What would you say is the benefit then, to use something like Django or Flask if you want to build a basic site, if these systems still require html? Why not just use html as is?

Here was my response, with some updates:

Dynamic content

HTML is static. So you typically need some scripting language (Python/PHP/Node.js) if you want it to change based on user input - such as allowing users or an admin user to upload content (posts, photos) which is stored in a database and then show that to users. Or you can fetch content from another external source (e.g. weather API) before returning the HTML page.

Templating

HTML needs to have presentation instructions duplicated verbosely (the same styling, navigation bar, etc. used on most pages, with slight differences) and so it is not DRY like typical programming.

This makes it tedious and messy to maintain for site of more than one HTML page. If you use PHP/Python you can write your menu in a template or function one and then reuse it on every page that needs it. So then you separate the content from styling layout.

If you need a site of only one page and you are learning HTML, then creating an index.html file and serving that on a local server or with GitHub Pages can work fine. It won’t allow users to upload content, but if you need add or update pictures, text, etc. you can do that by editing the index.html page and uploading any images to the repo.

Abstraction

A script language also makes things abstracted - instead of writing out many lines of code to make a slideshow, you reference a ready-made widget in PHP, Python etc. and tell it what images to use (or a folder to use).

If you want to focus on learning HTML and CSS to build a site, then you can build it up from scratch or find a simple HTML template.

Focus on writing content

If you like writing markdown for italics, heading, bullet points etc. rather than writing HTML, you can also create a single index.md with markdown content. See docs/index.md here and the linked site https://github.com/MichaelCurrin/gh-pages-no-jekyll This is a very simple example.

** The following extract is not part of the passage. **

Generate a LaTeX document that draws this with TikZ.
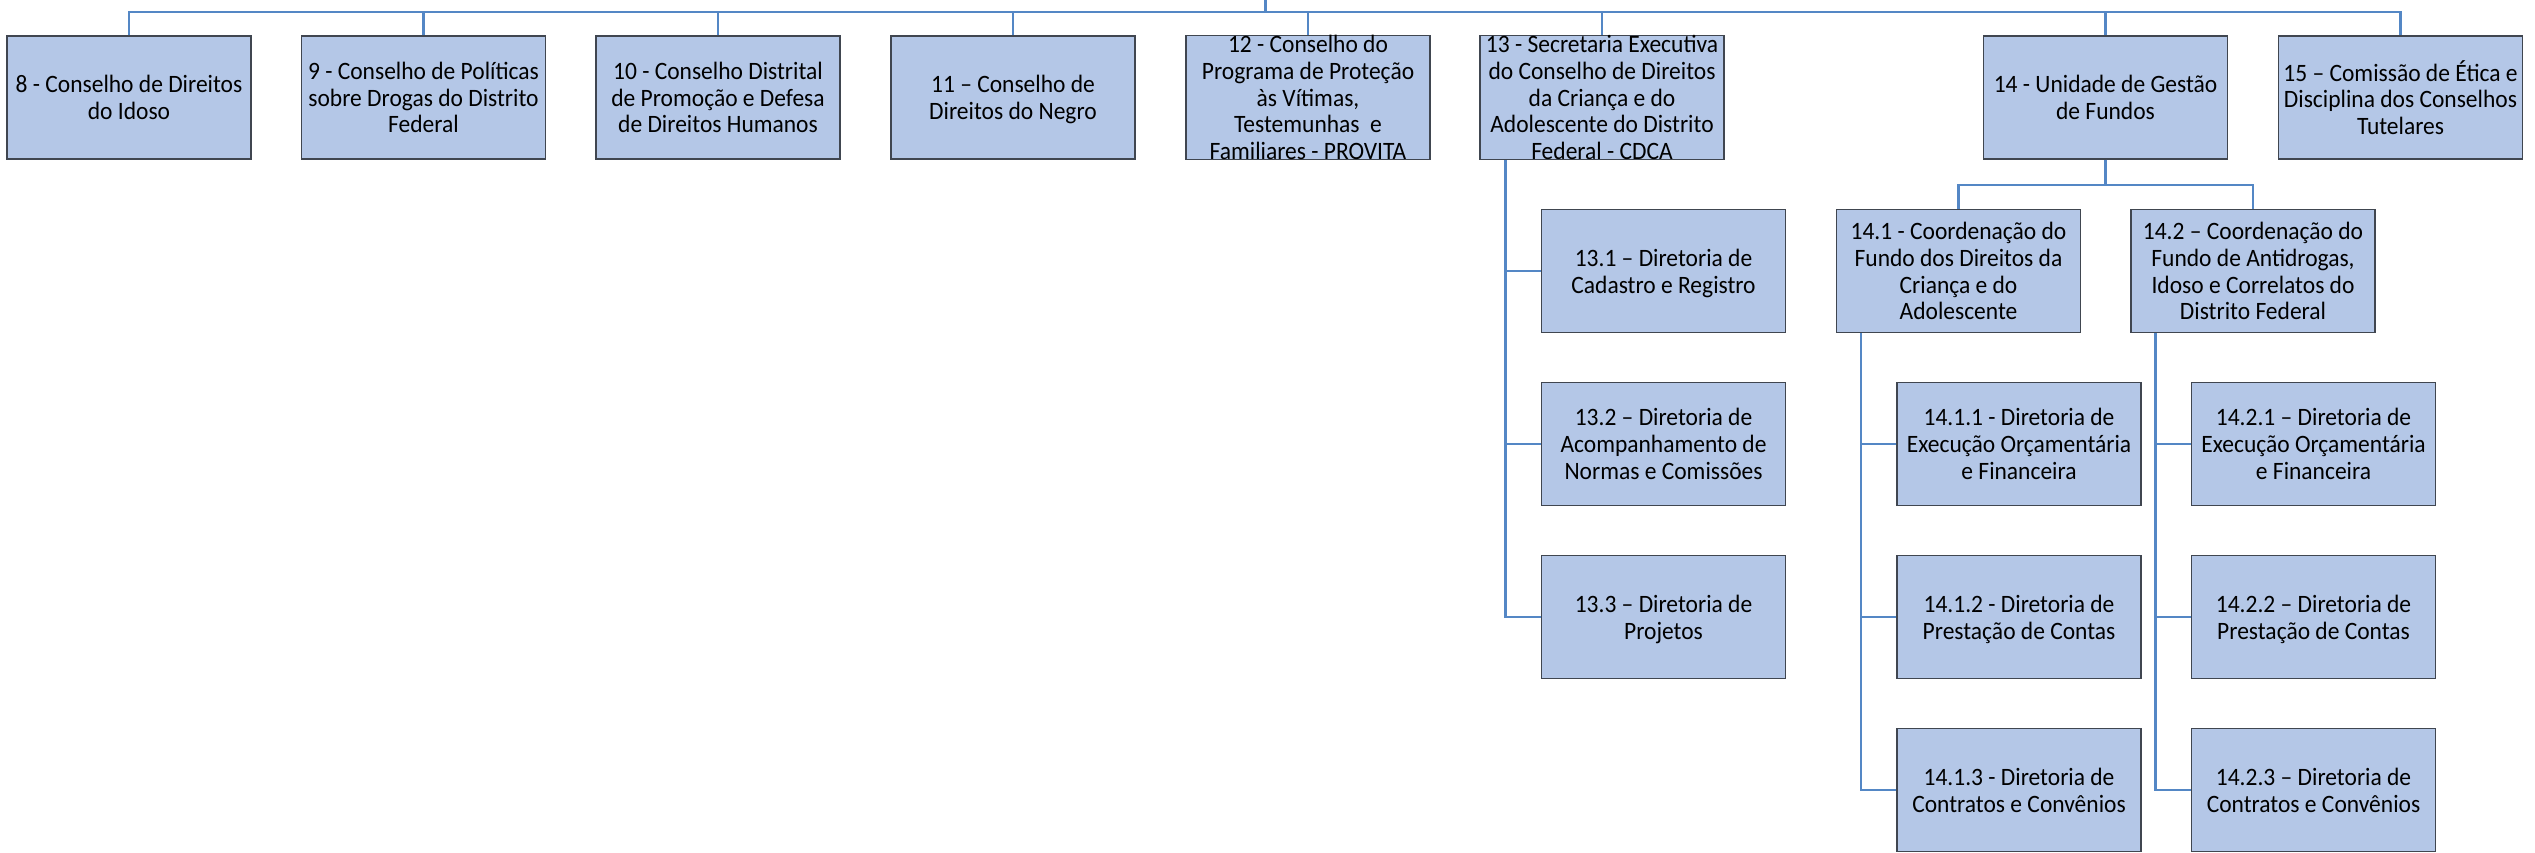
\documentclass[tikz,border=0pt]{standalone}
\usepackage{fontspec}
\setmainfont{Carlito}[FakeStretch=0.94]
\definecolor{caixa}{RGB}{180,199,231}
\definecolor{borda}{RGB}{64,70,80}
\definecolor{linha}{RGB}{84,135,197}
\begin{document}
\begin{tikzpicture}[x=0.5pt, y=-0.5pt,
		unidade/.style={draw=borda, fill=caixa, line width=0.6pt,
			minimum width=122pt, minimum height=61.5pt, inner sep=0pt,
			text depth=0pt, align=center, font=\fontsize{12.5}{13.35}\selectfont},
		ligacao/.style={draw=linha, line width=1.3pt}]
		\useasboundingbox (0, 0) rectangle (2535, 852);
		% primo livello
		\node[unidade] (n8) at (129, 97.5) {8 - Conselho de Direitos\\do Idoso};
		\node[unidade] (n9) at (423.5, 97.5) {9 - Conselho de Políticas\\sobre Drogas do Distrito\\Federal};
		\node[unidade] (n10) at (718, 97.5) {10 - Conselho Distrital\\de Promoção e Defesa\\de Direitos Humanos};
		\node[unidade] (n11) at (1013, 97.5) {11 – Conselho de\\Direitos do Negro};
		\node[unidade] (n12) at (1308, 97.5) {12 - Conselho do\\Programa de Proteção\\às Vítimas,\\Testemunhas \ e\\Familiares - PROVITA};
		\node[unidade] (n13) at (1602, 97.5) {13 - Secretaria Executiva\\do Conselho de Direitos\\da Criança e do\\Adolescente do Distrito\\Federal - CDCA};
		\node[unidade] (n14) at (2105.5, 97.5) {14 - Unidade de Gestão\\de Fundos};
		\node[unidade] (n15) at (2400.5, 97.5) {15 – Comissão de Ética e\\Disciplina dos Conselhos\\Tutelares};
		% barra superiore
		\coordinate (sopra) at (1265.5, 0);
		\coordinate (barra) at (1265.5, 12);
		\draw[ligacao] (sopra) -- (barra);
		\draw[ligacao] (n8.north) -- (n8.north |- barra) -- (n15.north |- barra) -- (n15.north);
		\foreach \n in {n9, n10, n11, n12, n13, n14}
		\draw[ligacao] (\n.north) -- (\n.north |- barra);
		% secretaria executiva
		\node[unidade] (n131) at (1663.5, 271) {13.1 – Diretoria de\\Cadastro e Registro};
		\node[unidade] (n132) at (1663.5, 444) {13.2 – Diretoria de\\Acompanhamento de\\Normas e Comissões};
		\node[unidade] (n133) at (1663.5, 617) {13.3 – Diretoria de\\Projetos};
		\foreach \n in {n131, n132, n133}
		\draw[ligacao] ([xshift=13pt]n13.south west) |- (\n.west);
		% unidade di gestione
		\node[unidade] (n141) at (1958.5, 271) {14.1 - Coordenação do\\Fundo dos Direitos da\\Criança e do\\Adolescente};
		\node[unidade] (n142) at (2253, 271) {14.2 – Coordenação do\\Fundo de Antidrogas,\\Idoso e Correlatos do\\Distrito Federal};
		\draw[ligacao] (n14.south) -- ++(0, 25.5) -| (n141.north);
		\draw[ligacao] (n14.south) -- ++(0, 25.5) -| (n142.north);
		% coordinamenti
		\node[unidade] (n1411) at (2019, 444) {14.1.1 - Diretoria de\\Execução Orçamentária\\e Financeira};
		\node[unidade] (n1412) at (2019, 617) {14.1.2 - Diretoria de\\Prestação de Contas};
		\node[unidade] (n1413) at (2019, 790) {14.1.3 - Diretoria de\\Contratos e Convênios};
		\node[unidade] (n1421) at (2313.5, 444) {14.2.1 – Diretoria de\\Execução Orçamentária\\e Financeira};
		\node[unidade] (n1422) at (2313.5, 617) {14.2.2 – Diretoria de\\Prestação de Contas};
		\node[unidade] (n1423) at (2313.5, 790) {14.2.3 – Diretoria de\\Contratos e Convênios};
		\foreach \n in {n1411, n1412, n1413}
		\draw[ligacao] ([xshift=12.5pt]n141.south west) |- (\n.west);
		\foreach \n in {n1421, n1422, n1423}
		\draw[ligacao] ([xshift=12.5pt]n142.south west) |- (\n.west);
	\end{tikzpicture}
\end{document}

For a more complex solution, you can use a static site builder like Jekyll (supported by GitHub Pages). This is elegant solution static website, where you write content as markdown files and layout as HTML, then a framework compiles that all to HTML assets which get served.

One advantage is performance - serving HTML files with Apache/Nginx is very efficient. Another is security - there is no public-facing Python/PHP/Node.js server which could get hacked.